Gregory's first recruiting class at Dayton ranked in the top 20 nationally, and his 2007 collection, headlined by forward Chris Wright, got glowing reviews. Wright, rated the nation's 49th-best prospect by Scout.com, drew heavy interest from Michigan and other Big Ten schools.

"We've recruited guys that are all good enough to play in the Big Ten," Gregory said. "That doesn't mean that they'd all be great players in the Big Ten or they'd play right away, but Brian Roberts could play anywhere in the country. A player as good as Chris Wright, there is no real blending in. And the other guys mature and develop at different rates.

"It's made a big difference in terms of our depth."

Despite being located in a region going through a basketball boom with Ohio State, Xavier and Wright State, Dayton has held its own.

"If you want good players, you've got to be willing to get into some recruiting wars," Gregory said. "I've lost more kids than I've gotten. The good thing for me is the kids I've gotten have turned out pretty good.

"For various reasons, Dayton was a better fit for them than some other, bigger school."

Gregory launches into his recruiting pitch for Dayton: small class sizes, professors who can double as tutors, a renovated 13,409-seat arena that is usually near capacity for games. Since 1979, the Flyers have graduated all but one senior on their roster, Gregory said.

He uses that word again: fit.

"I talk to the recruits about a fit," he said. "It's a great fit for me and my family. There's just something to be said about that."

Dayton is home for Gregory, but he and his family maintain their ties to Chicago. They own a condo on the city's North Side at Irving Park Road and Lake Shore Drive, eight blocks from where Gregory's wife, Yvette, grew up.

Yvette spends most of the summer at the condo with the couple's two daughters while Brian is away recruiting.

"We wanted our girls to be close to their grandparents and to have a taste of the best city in the world," Gregory said. "It's the best thing that we've ever done."

Would Gregory ever consider a permanent return to the area?

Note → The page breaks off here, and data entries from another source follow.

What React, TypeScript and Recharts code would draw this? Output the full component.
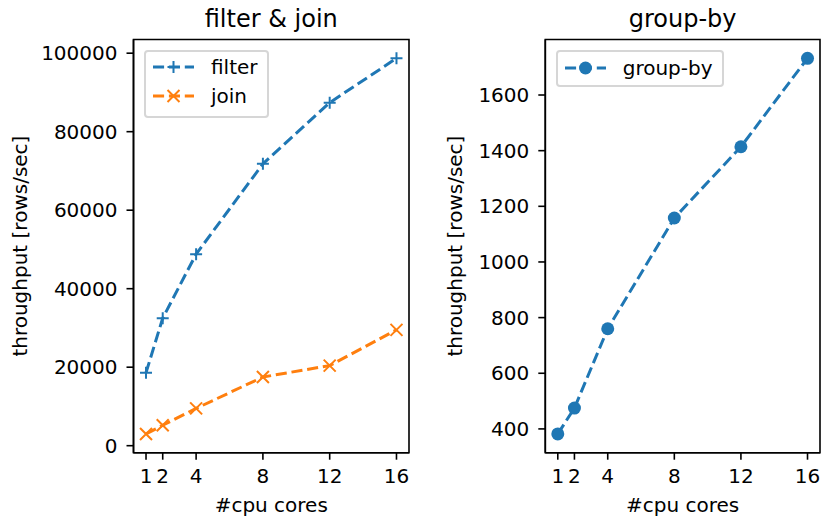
import { LineChart, Line, XAxis, YAxis, Label, Legend, ReferenceArea } from "recharts";

const cores = [1, 2, 4, 8, 12, 16];
const filterRate = [18600, 32500, 48800, 71800, 87400, 98700];
const joinRate = [3000, 5200, 9500, 17500, 20400, 29500];
const groupByRate = [382, 475, 760, 1158, 1414, 1732];

const coreTicks = [1, 2, 4, 8, 12, 16];
const leftTicks = [0, 20000, 40000, 60000, 80000, 100000];
const rightTicks = [400, 600, 800, 1000, 1200, 1400, 1600];

const BLUE = "#1f77b4";
const ORANGE = "#ff7f0e";
const FONT = "'DejaVu Sans', sans-serif";
const DASH = "11.1 4.8";

type MarkerKind = "plus" | "cross" | "circle";
type Series = { key: string; name: string; color: string; marker: MarkerKind };

const leftSeries: Series[] = [
  { key: "filter", name: "filter", color: BLUE, marker: "plus" },
  { key: "join", name: "join", color: ORANGE, marker: "cross" },
];
const rightSeries: Series[] = [{ key: "groupBy", name: "group-by", color: BLUE, marker: "circle" }];

const leftData = cores.map((c, i) => ({ cores: c, filter: filterRate[i], join: joinRate[i] }));
const rightData = cores.map((c, i) => ({ cores: c, groupBy: groupByRate[i] }));

// matplotlib default: 5% margin around the data
function padded(values: number[]): [number, number] {
  const lo = Math.min(...values);
  const hi = Math.max(...values);
  const m = (hi - lo) * 0.05;
  return [lo - m, hi + m];
}

const xDomain = padded(cores);
const leftDomain = padded([...filterRate, ...joinRate]);
const rightDomain = padded(groupByRate);

function Marker({ kind, cx, cy, color }: { kind: MarkerKind; cx: number; cy: number; color: string }) {
  if (kind === "circle") return <circle cx={cx} cy={cy} r={6.5} fill={color} />;
  const d =
    kind === "plus"
      ? `M${cx - 6},${cy}H${cx + 6}M${cx},${cy - 6}V${cy + 6}`
      : `M${cx - 6},${cy - 6}L${cx + 6},${cy + 6}M${cx - 6},${cy + 6}L${cx + 6},${cy - 6}`;
  return <path d={d} stroke={color} strokeWidth={2} fill="none" />;
}

function LegendBox({ items, padTop, padBottom }: { items: Series[]; padTop: number; padBottom: number }) {
  return (
    <div
      style={{
        border: "2px solid #d6d6d6",
        borderRadius: 4,
        background: "rgba(255,255,255,0.8)",
        padding: `${padTop}px 9px ${padBottom}px 7px`,
        fontFamily: FONT,
        fontSize: 20,
        color: "#000",
      }}
    >
      {items.map((it) => (
        <div key={it.key} style={{ display: "flex", alignItems: "center", height: 29 }}>
          <svg width={41} height={20} style={{ display: "block" }}>
            <line x1={0} y1={10} x2={41} y2={10} stroke={it.color} strokeWidth={3} strokeDasharray={DASH} />
            <Marker kind={it.marker} cx={20.5} cy={10} color={it.color} />
          </svg>
          <span style={{ marginLeft: 17, whiteSpace: "nowrap" }}>{it.name}</span>
        </div>
      ))}
    </div>
  );
}

const tickStyle = { fill: "#000", fontSize: 20 };
const lineStyle = { stroke: "#000", strokeWidth: 1.6 };

function Panel({
  data,
  series,
  yDomain,
  yTicks,
  title,
  width,
  yWidth,
  yLabelOffset,
  legendLeft,
  padTop,
  padBottom,
}: {
  data: Record<string, number>[];
  series: Series[];
  yDomain: [number, number];
  yTicks: number[];
  title: string;
  width: number;
  yWidth: number;
  yLabelOffset: number;
  legendLeft: number;
  padTop: number;
  padBottom: number;
}) {
  return (
    <LineChart
      width={width}
      height={521}
      data={data}
      margin={{ top: 39.5, right: 2.5, bottom: 8.3, left: 0 }}
      style={{ fontFamily: FONT }}
    >
      <XAxis
        dataKey="cores"
        type="number"
        domain={xDomain}
        ticks={coreTicks}
        interval={0}
        allowDataOverflow
        height={60}
        tick={tickStyle}
        tickSize={7}
        tickMargin={9}
        tickLine={lineStyle}
        axisLine={lineStyle}
      >
        <Label value="#cpu cores" position="insideBottom" offset={1} style={{ fill: "#000", fontSize: 20 }} />
      </XAxis>
      <YAxis
        type="number"
        domain={yDomain}
        ticks={yTicks}
        interval={0}
        allowDataOverflow
        width={yWidth}
        tick={tickStyle}
        tickSize={7}
        tickMargin={9}
        tickLine={lineStyle}
        axisLine={lineStyle}
      >
        <Label
          value="throughput [rows/sec]"
          angle={-90}
          position="insideLeft"
          offset={yLabelOffset}
          style={{ textAnchor: "middle", fill: "#000", fontSize: 20 }}
        />
      </YAxis>
      {/* axes frame (matplotlib spines) + subplot title */}
      <ReferenceArea
        x1={xDomain[0]}
        x2={xDomain[1]}
        y1={yDomain[0]}
        y2={yDomain[1]}
        fill="none"
        stroke="#000"
        strokeWidth={1.6}
        ifOverflow="visible"
      >
        <Label value={title} position="top" offset={13} style={{ fill: "#000", fontSize: 24 }} />
      </ReferenceArea>
      <Legend
        layout="horizontal"
        verticalAlign="middle"
        align="center"
        wrapperStyle={{ left: legendLeft, top: 50, width: "auto" }}
        content={() => <LegendBox items={series} padTop={padTop} padBottom={padBottom} />}
      />
      {series.map((s) => (
        <Line
          key={s.key}
          dataKey={s.key}
          name={s.name}
          type="linear"
          stroke={s.color}
          strokeWidth={3}
          strokeDasharray={DASH}
          dot={(p: any) => <Marker key={p.index} kind={s.marker} cx={p.cx} cy={p.cy} color={s.color} />}
          activeDot={false}
          isAnimationActive={false}
        />
      ))}
    </LineChart>
  );
}

export default function App() {
  return (
    <div style={{ position: "absolute", left: 0, top: 0, width: 823, height: 521, background: "#fff" }}>
      <div style={{ position: "absolute", left: 0, top: 0 }}>
        <Panel
          data={leftData}
          series={leftSeries}
          yDomain={leftDomain}
          yTicks={leftTicks}
          title="filter & join"
          width={411.5}
          yWidth={133.5}
          yLabelOffset={20}
          legendLeft={144}
          padTop={0}
          padBottom={5.5}
        />
      </div>
      <div style={{ position: "absolute", left: 411, top: 0 }}>
        <Panel
          data={rightData}
          series={rightSeries}
          yDomain={rightDomain}
          yTicks={rightTicks}
          title="group-by"
          width={411.5}
          yWidth={134.3}
          yLabelOffset={44}
          legendLeft={144.7}
          padTop={1.6}
          padBottom={2.2}
        />
      </div>
    </div>
  );
}
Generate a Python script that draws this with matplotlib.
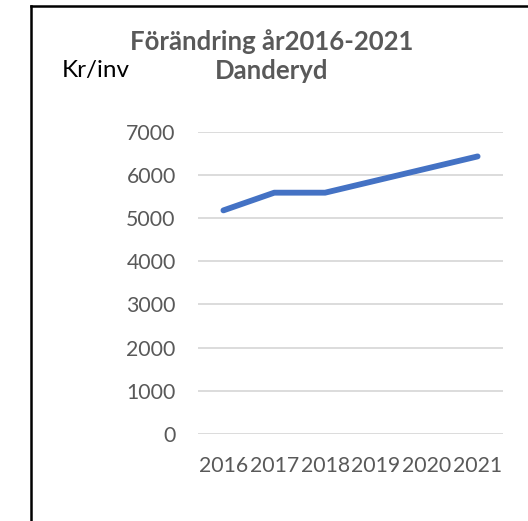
import matplotlib.pyplot as plt
from matplotlib.lines import Line2D

# data
years = ["2016", "2017", "2018", "2019", "2020", "2021"]
values = [5180, 5590, 5590, 5870, 6150, 6430]
yticks = [0, 1000, 2000, 3000, 4000, 5000, 6000, 7000]

plt.rcParams['font.family'] = ['Lato', 'DejaVu Sans']

fig = plt.figure(figsize=(5.28, 5.21), dpi=100)
ax = fig.add_axes([0.375, 0.167, 0.5777, 0.580])

x = range(len(years))
ax.plot(x, values, color="#4472C4", linewidth=4.2, solid_capstyle="round",
        solid_joinstyle="round")

ax.set_xlim(-0.5, len(years) - 0.5)
ax.set_ylim(0, 7000)
ax.set_yticks(yticks)
ax.set_xticks(list(x))
ax.set_xticklabels(years)
ax.grid(axis="y", color="#D9D9D9", linewidth=1.3)
ax.set_axisbelow(True)
for s in ax.spines.values():
    s.set_visible(False)
ax.tick_params(axis="both", length=0, labelsize=15.3, colors="#595959")
ax.tick_params(axis="y", pad=16)
ax.tick_params(axis="x", pad=16)

# titel och enhet
fig.text(0.515, 0.904, "Förändring år2016-2021", ha="center", va="baseline",
         fontsize=18.5, fontweight="bold", color="#595959")
fig.text(0.515, 0.849, "Danderyd", ha="center", va="baseline",
         fontsize=18.5, fontweight="bold", color="#595959")
fig.text(0.117, 0.852, "Kr/inv", ha="left", va="baseline",
         fontsize=17.5, color="black")

# ram (vänster och överkant)
fig.add_artist(Line2D([0.0587, 0.0587], [0, 0.989], color="black", linewidth=1.8))
fig.add_artist(Line2D([0.0587, 1.0], [0.989, 0.989], color="black", linewidth=1.8))

fig.savefig("out.png", dpi=100)
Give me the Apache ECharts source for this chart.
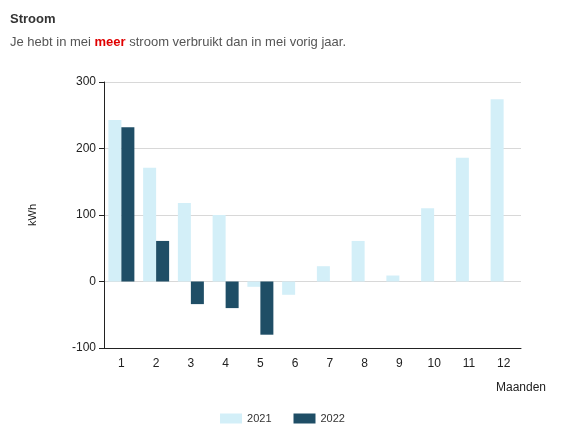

He was the leading candidate for DePaul's head-coaching vacancy in 2002 before removing his name because of the uncertainty surrounding the school's athletic director. Gregory, who grew up a DePaul fan, again was rumored for the position after Dave Leitao left for Virginia in 2005, but he removed his name from consideration.

If Dayton continues to surge, Gregory's name inevitably will be mentioned for openings, but he isn't looking to leave.

"I'm happy where I am," said Gregory, 40. "One day I'm going to live back (in Chicago), but it won't be coaching."